Task 13: Demonstrate the curse of dimensionality empirically. For dimensions d ∈ {2, 4, 8, 16, 32}, build a k-d tree on n = 10⁵ uniform random points, instrument nodesVisited per NN query, and plot/print the fraction of nodes visited vs d. Confirm it rises toward 1.0 as d grows.

Task 14: Implement the widest-spread split rule: at each node choose the axis with the largest coordinate range among the subtree's points (instead of cyclic depth mod k). Compare nodesVisited against the cyclic rule on clustered (non-uniform) data.

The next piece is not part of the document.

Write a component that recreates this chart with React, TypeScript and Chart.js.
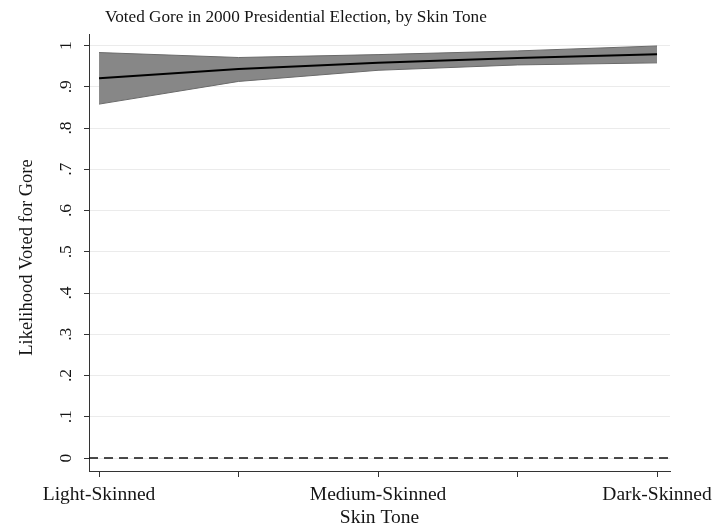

Task 15: Build a 2D nearest-café service: load 100k random (lat, lon) points, convert them to 3D Cartesian on the unit sphere, build a 3D k-d tree, and answer "nearest café to this location" queries. Verify that 3D-Cartesian NN matches great-circle (Haversine) nearest on a sample of queries.

Benchmark Task¶

Compare nearest-neighbor query performance across all 3 languages and across dimensions, to feel both the O(log n) win in low dim and the curse-of-dimensionality degradation.

Go¶

package main

import (
    "fmt"
    "math/rand"
    "time"
)

func main() {
    for _, d := range []int{2, 4, 8, 16, 32} {
        n := 100000
        pts := make([]Point, n) // adapt Point to d dims (use []float64)
        _ = pts
        _ = rand.Float64
        start := time.Now()
        // build tree of dimension d, run 10000 NN queries
        elapsed := time.Since(start)
        fmt.Printf("d=%2d n=%d: %.2f us/query\n", d, n,
            float64(elapsed.Microseconds())/10000)
    }
}

Java¶

import java.util.Random;

public class Benchmark {
    public static void main(String[] args) {
        int[] dims = {2, 4, 8, 16, 32};
        int n = 100000;
        Random rng = new Random(42);
        for (int d : dims) {
            // build tree of dimension d, run 10000 NN queries
            long start = System.nanoTime();
            // ...
            long elapsed = System.nanoTime() - start;
            System.out.printf("d=%2d n=%d: %.2f us/query%n", d, n,
                elapsed / 10000.0 / 1000.0);
        }
    }
}

Python¶

import random
import time


def benchmark():
    for d in (2, 4, 8, 16, 32):
        n = 100_000
        pts = [tuple(random.random() for _ in range(d)) for _ in range(n)]
        # build tree of dimension d
        q = tuple(random.random() for _ in range(d))
        start = time.perf_counter()
        for _ in range(10_000):
            pass  # nearest(tree, q)
        elapsed = time.perf_counter() - start
        print(f"d={d:2d} n={n}: {elapsed / 10_000 * 1e6:.2f} us/query")


if __name__ == "__main__":
    benchmark()

Expected observation: query time stays near-constant (O(log n)) at d = 2–4, then climbs sharply toward the brute-force O(n) cost by d = 32 — the curse of dimensionality made measurable. Cross-reference professional.md §6 for the theory.